Classics Reissued: Onward and Upward in the Garden
/Classics Reissued
Onward and Upward in the Garden
by Katharine White
with an Introduction by E. B. White
NYRB Classics, 2015
The line of New York Review Classics is far better known for spiky idiosyncrasy than fuzzy sentimentality. The list is far more likely to feature hipster-initiation-ritual authors like Magda Szabo or Antal Szerb (or minor Moravia, the kind you get quizzed on, sternly, over artisanal micro-brews) than feel-good names like P. G. Wodehouse or Anita Loos. Although the breadth and variety of the line has been a continuing revelation (and such a windfall to gassy book-opiners, to tide them through the dry spells when there are no new Tolstoy translations to nitpick), these are more often than not books you're supposed to read rather than books you particularly want to read.There've been exceptions, of course, but even so, what a Springtime delight it is to find this pretty new paperback of Katharine White's inimitable – and unabashedly sentimental, though she would have hated the word – 1979 classic Onward and Upward in the Garden, a garden-writing book that can be recommended enthusiastically even to the blackest-thumbed cafe-dweller.
A big part of the hardy perennial charm of the book derives from its straightforward simplicity of approach, opening with White's famous discussion of that most arcane of literary sub-branches, the prose found in old-style seed catalogues. The tone is very much akin to Rose Macaulay on old-style book-catalogues, eagerly dissecting the prose most people would flip through without a thought:
They are as individualistic – these editors and writers – as any Faulkner or Hemingway, and they can be just as frustrating or rewarding. They have an audience equal to the most popular novelist's, and a handful of them are stylists of some note. Even the catalogues with which no one man can be associated seem to have personalities of their own.
Katharine White was a pillar of the New Yorker's editorial team for many years – indeed, more than a few New Yorker writers were happy to maintain that she set the mold for the magazine's classic tone – and that long history of judging and shaping prose is evident on every page of Onward and Upward in the Garden, which is to garden-writing what Consider the Oyster and Serve It Forth are to food-writing, elegant, fluid, and endlessly opinionated:
In spite of its lovely colors, I don't like [the rose called] Peace.
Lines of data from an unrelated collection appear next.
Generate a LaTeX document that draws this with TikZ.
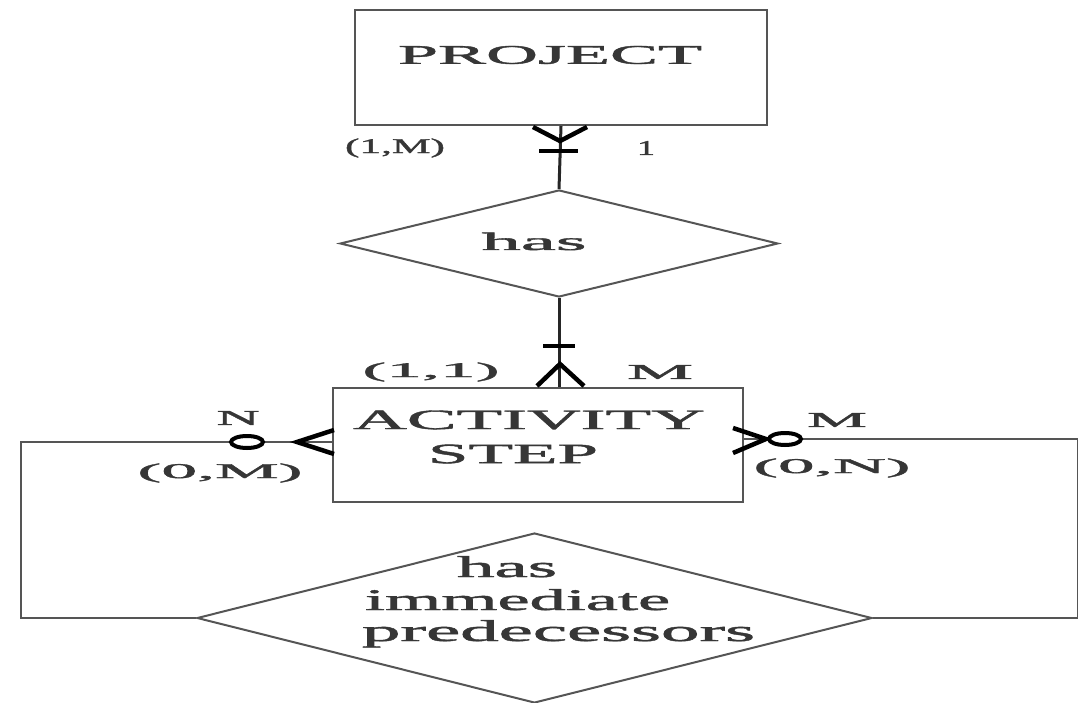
\documentclass[tikz,border=0pt]{standalone}
\usepackage{fontspec}
\setmainfont{Liberation Serif}[FakeBold=1.3]
\usetikzlibrary{shapes.geometric}
\definecolor{ink}{HTML}{363636}
\definecolor{edge}{HTML}{555555}
% stretch a text horizontally to a given width (pt), keeping its height
\newcommand{\widen}[2]{\resizebox{#1pt}{\height}{#2}}

\begin{document}
\begin{tikzpicture}[x=1pt,y=-1pt,
  entity/.style={draw=edge, line width=2pt, rectangle, inner sep=0pt},
  relation/.style={draw=edge, line width=2pt, diamond, inner sep=0pt},
  txt/.style={inner sep=0pt, text=ink},
  big/.style={txt, font=\fontsize{27}{30}\selectfont},
  card/.style={txt, font=\fontsize{21}{24}\selectfont},
  conn/.style={draw=black!85, line width=3pt},
  loopline/.style={draw=edge, line width=2pt},
  foot/.style={draw=black, line width=4.5pt},
  ring/.style={draw=black, line width=4pt, fill=white}]
\useasboundingbox (0,0) rectangle (1078,703);

% entities and relationships
\node[entity, minimum width=412pt, minimum height=115pt] (project) at (561,67.5) {};
\node[relation, minimum width=438pt, minimum height=107pt] (has) at (559,243.5) {};
\node[entity, minimum width=410pt, minimum height=114pt] (activity) at (538,445) {};
\node[relation, minimum width=675pt, minimum height=170pt] (pred) at (534.5,618) {};

% their texts
\node[big] (tProject) at (550,55) {\widen{304}{PROJECT}};
\node[big, font=\fontsize{28}{30}\selectfont] (tAct) at (529,420) {\widen{352}{ACTIVITY}};
\node[big, font=\fontsize{28}{30}\selectfont] (tStep) at (513,454) {\widen{170}{STEP}};
\node[txt, font=\fontsize{25}{28}\selectfont, anchor=base] (tHas) at (534,250) {\widen{105}{has}};
\node[txt, font=\fontsize{30}{32}\selectfont, anchor=base] (tHas2) at (507,577) {\widen{100}{has}};
\node[txt, font=\fontsize{30}{32}\selectfont, anchor=base] (tImm) at (517.5,610) {\widen{305}{immediate}};
\node[txt, font=\fontsize{30}{32}\selectfont, anchor=base] (tPre) at (558.5,641) {\widen{393}{predecessors}};

% connectors
\draw[conn] (project.south) -- (has.north);
\draw[conn] (has.south) -- (has.south |- activity.north);
\draw[loopline] ([yshift=3pt]activity.west) -- ++(-311,0) |- (pred.west);
\draw[loopline] ([yshift=6pt]activity.east) -- ++(334,0) |- (pred.east);

% cardinality marks: PROJECT side
\draw[foot] (project.south) ++(-28,1) -- ++(27,14) -- ++(27,-14);
\draw[foot] (project.south) ++(-22,25) -- ++(39,0);
% ACTIVITY STEP, top
\draw[foot] (has.south |- activity.north) ++(-22,-1) -- ++(23,-22) -- ++(24,22);
\draw[foot] (has.south |- activity.north) ++(-16,-41) -- ++(32,0);
% ACTIVITY STEP, left
\draw[foot] (activity.west) ++(2,-15) -- ++(-37,12) -- ++(37,12);
\draw[ring] (activity.west) ++(-85,-3) ellipse [x radius=16pt, y radius=6pt];
% ACTIVITY STEP, right
\draw[foot] (activity.east) ++(-11,-17) -- ++(33,11) -- ++(-33,14);
\draw[ring] (activity.east) ++(41,-6) ellipse [x radius=16pt, y radius=6pt];

% cardinality labels
\node[card] (c1) at (395,148) {\widen{100}{(1,M)}};
\node[card] (c2) at (646,148) {\widen{18}{1}};
\node[card] (c3) at (431,372) {\widen{137}{(1,1)}};
\node[card] (c4) at (660,372) {\widen{66}{M}};
\node[card] (c5) at (238,418) {\widen{43}{N}};
\node[card] (c6) at (220,473) {\widen{165}{(0,M)}};
\node[card] (c7) at (837,420) {\widen{60}{M}};
\node[card] (c8) at (832,468) {\widen{157}{(0,N)}};
\end{tikzpicture}
\end{document}
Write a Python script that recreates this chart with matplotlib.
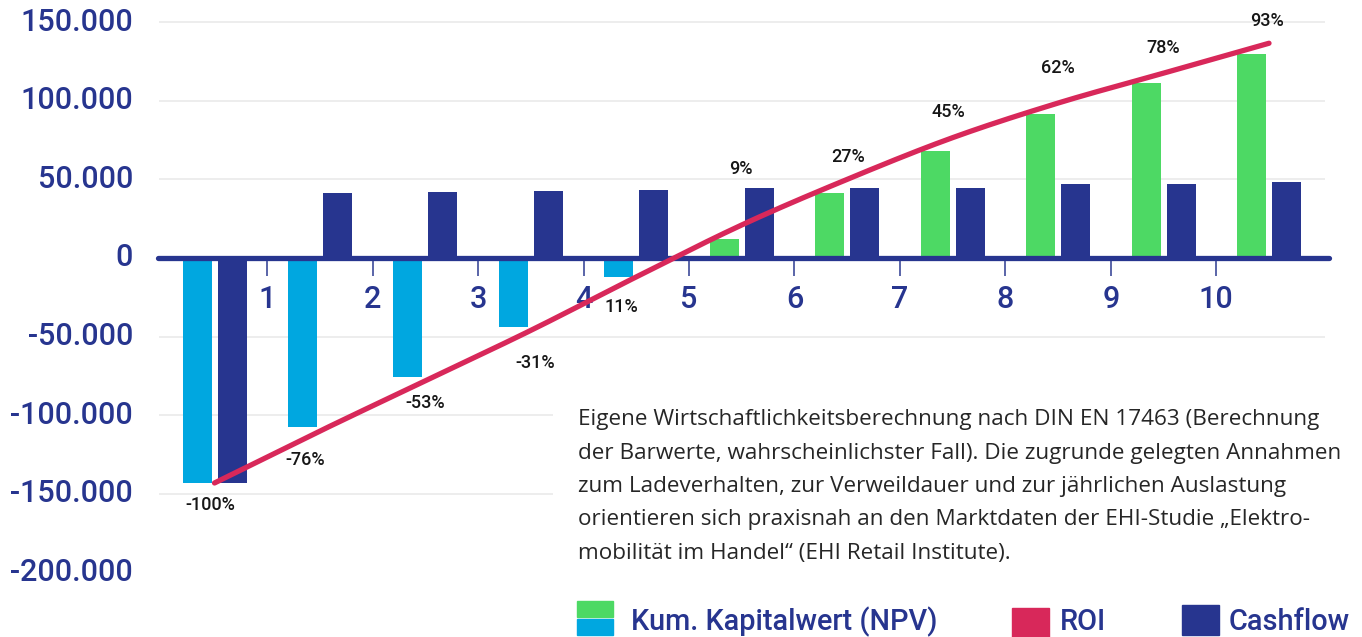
import numpy as np
import matplotlib
matplotlib.use("Agg")
import matplotlib.pyplot as plt
from matplotlib import font_manager as fm
from matplotlib.patches import Rectangle

# ---------------- data ----------------
years = list(range(11))
year_labels = ["1", "2", "3", "4", "5", "6", "7", "8", "9", "10"]
npv = [-143000, -107200, -75400, -43700, -11900, 12100, 41500, 68000, 91500, 111200, 129700]
cashflow = [-143000, 41300, 41800, 42500, 43200, 44500, 44500, 44500, 47000, 47000, 48300]
roi_curve = [-143000, -110000, -78000, -46000, -12000, 21000, 50000, 76500, 98500, 117500, 136500]
roi_labels = ["-100%", "-76%", "-53%", "-31%", "11%", "9%", "27%", "45%", "62%", "78%", "93%"]
ytick_vals = [150000, 100000, 50000, 0, -50000, -100000, -150000, -200000]
note_lines = [
    "Eigene Wirtschaftlichkeitsberechnung nach DIN EN 17463 (Berechnung",
    "der Barwerte, wahrscheinlichster Fall). Die zugrunde gelegten Annahmen",
    "zum Ladeverhalten, zur Verweildauer und zur jährlichen Auslastung",
    "orientieren sich praxisnah an den Marktdaten der EHI-Studie \u201eElektro-",
    "mobilität im Handel\u201c (EHI Retail Institute).",
]
legend_npv = "Kum. Kapitalwert (NPV)"
legend_roi = "ROI"
legend_cf = "Cashflow"

# ---------------- layout / style ----------------
# label placement relative to the curve point (pixels: right, down)
roi_label_offsets_px = [(-4, 22), (-15, 29), (0, 22), (4, 33), (-15, 30),
                        (-1, -56), (1, -22), (-4, -26), (0, -35), (0, -25), (-2, -22)]

NAVY = "#27358f"
CYAN = "#00a7e0"
GREEN = "#4dd964"
RED = "#d8285a"
GRID = "#ececec"
TXT = "#161616"

names = {f.name for f in fm.fontManager.ttflist}
COND = "Liberation Sans Narrow" if "Liberation Sans Narrow" in names else "Roboto"
BODY = "Open Sans" if "Open Sans" in names else "DejaVu Sans"
narrow = COND == "Liberation Sans Narrow"

W, H = 1362, 637
fig = plt.figure(figsize=(W / 100, H / 100), dpi=100)
ax = fig.add_axes([0, 0, 1, 1])
ax.set_axis_off()

# pixel layout -> data helpers
X0, DX = 214.5, 105.45      # pixel x of group 0, group spacing
Y0, PPU = 258.0, 1.5733e-3  # pixel y of zero, pixels per unit
def px2x(px):
    return (px - X0) / DX
def py2y(py):
    return (Y0 - py) / PPU

ax.set_xlim(px2x(0), px2x(W))
ax.set_ylim(py2y(H), py2y(0))

# gridlines
for v in ytick_vals:
    if v == 0 or v == -200000:
        continue
    right = px2x(1325) if v >= -50000 else px2x(553)
    ax.hlines(v, px2x(159), right, color=GRID, lw=1.3, zorder=0)

# bars
bw = 29 / DX
off = 17.5 / DX
x = np.array(years, dtype=float)
npv_colors = [GREEN if v >= 0 else CYAN for v in npv]
ax.bar(x - off, npv, width=bw, color=npv_colors, zorder=2, linewidth=0)
ax.bar(x + off, cashflow, width=bw, color=NAVY, zorder=2, linewidth=0)

# zero line + ticks
ax.plot([px2x(158), px2x(1329)], [0, 0], color=NAVY, lw=3.8,
        solid_capstyle="round", zorder=3)
xt = x[:-1] + 0.5
ax.vlines(xt, py2y(261), py2y(276), color="#3d4a9a", lw=1.2, zorder=3)
for xi, lab in zip(xt, year_labels):
    ax.text(xi, py2y(299), lab, ha="center", va="center",
            fontsize=23 if narrow else 22, color=NAVY, family=COND,
            fontweight="medium")

# y tick labels
for v in ytick_vals:
    lab = f"{v:,}".replace(",", ".")
    ax.text(px2x(133), v, lab, ha="right", va="center",
            fontsize=25 if narrow else 22, color=NAVY, family=COND,
            fontweight="medium")

# ROI curve (smooth)
def catmull(xs, ys, n=24):
    P = np.column_stack([xs, ys]).astype(float)
    P = np.vstack([2 * P[0] - P[1], P, 2 * P[-1] - P[-2]])
    out = []
    t = np.linspace(0, 1, n, endpoint=False)[:, None]
    for i in range(1, len(P) - 2):
        p0, p1, p2, p3 = P[i - 1], P[i], P[i + 1], P[i + 2]
        seg = 0.5 * ((2 * p1) + (-p0 + p2) * t + (2 * p0 - 5 * p1 + 4 * p2 - p3) * t ** 2
                     + (-p0 + 3 * p1 - 3 * p2 + p3) * t ** 3)
        out.append(seg)
    out.append(P[-2][None])
    return np.vstack(out)

curve = catmull(x, roi_curve)
ax.plot(curve[:, 0], curve[:, 1], color=RED, lw=3.8, solid_capstyle="round", zorder=4)

for xi, yv, lab, (odx, ody) in zip(x, roi_curve, roi_labels, roi_label_offsets_px):
    ax.annotate(lab, (xi, yv), xytext=(odx * 0.72, -ody * 0.72), textcoords="offset points",
                ha="center", va="center", fontsize=13.5 if narrow else 13,
                color=TXT, family=COND, fontweight="medium", zorder=5)

# note text
for k, line in enumerate(note_lines):
    fig.text(578 / W, 1 - (425 + 33.5 * k) / H, line, ha="left", va="baseline",
             fontsize=16.2, color="#262626", family=BODY, fontweight="normal")

# legend
def fig_rect(x0, y0, x1, y1, color):
    fig.patches.append(Rectangle((x0 / W, 1 - y1 / H), (x1 - x0) / W, (y1 - y0) / H,
                                 transform=fig.transFigure, color=color, zorder=5))

fig_rect(577, 601, 613, 617, GREEN)
fig_rect(577, 619, 613, 635, CYAN)
fig_rect(1012, 608, 1049, 637, RED)
fig_rect(1182, 605, 1219, 635, NAVY)
for xpx, lab in [(631, legend_npv), (1060, legend_roi), (1229, legend_cf)]:
    fig.text(xpx / W, 1 - 630 / H, lab, ha="left", va="baseline",
             fontsize=21.5 if narrow else 20.8,
             color=NAVY, family=COND, fontweight="medium")

fig.savefig("out.png", dpi=100)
Even a small vaseful of Peace roses is grotesque, and on the bush the blossoms look to me like the cabbagy Tenniel roses of the Queen's Croquet Ground – the white ones Alice found the card gardeners hurriedly painting red against the arrival of the Queen. Lewis Carroll was prophetic; today the garden men are quite busy changing the colors and flowers as they are changing their size and shape.
The people at New York Review classics have done a superb job with the design of this reprint as well – the original edition of Onward and Upward in the Garden was a pretty pink affair but decidedly understated; the cover of this paperback bursts with the bright colors of spring, making it a pretty, handy thing and setting it off quite sharply from the somber tones of, say, the NYRB Aeschylus or Victor Serge or any of the line's darker, heavier titles. The hipsters will doubtless be confused.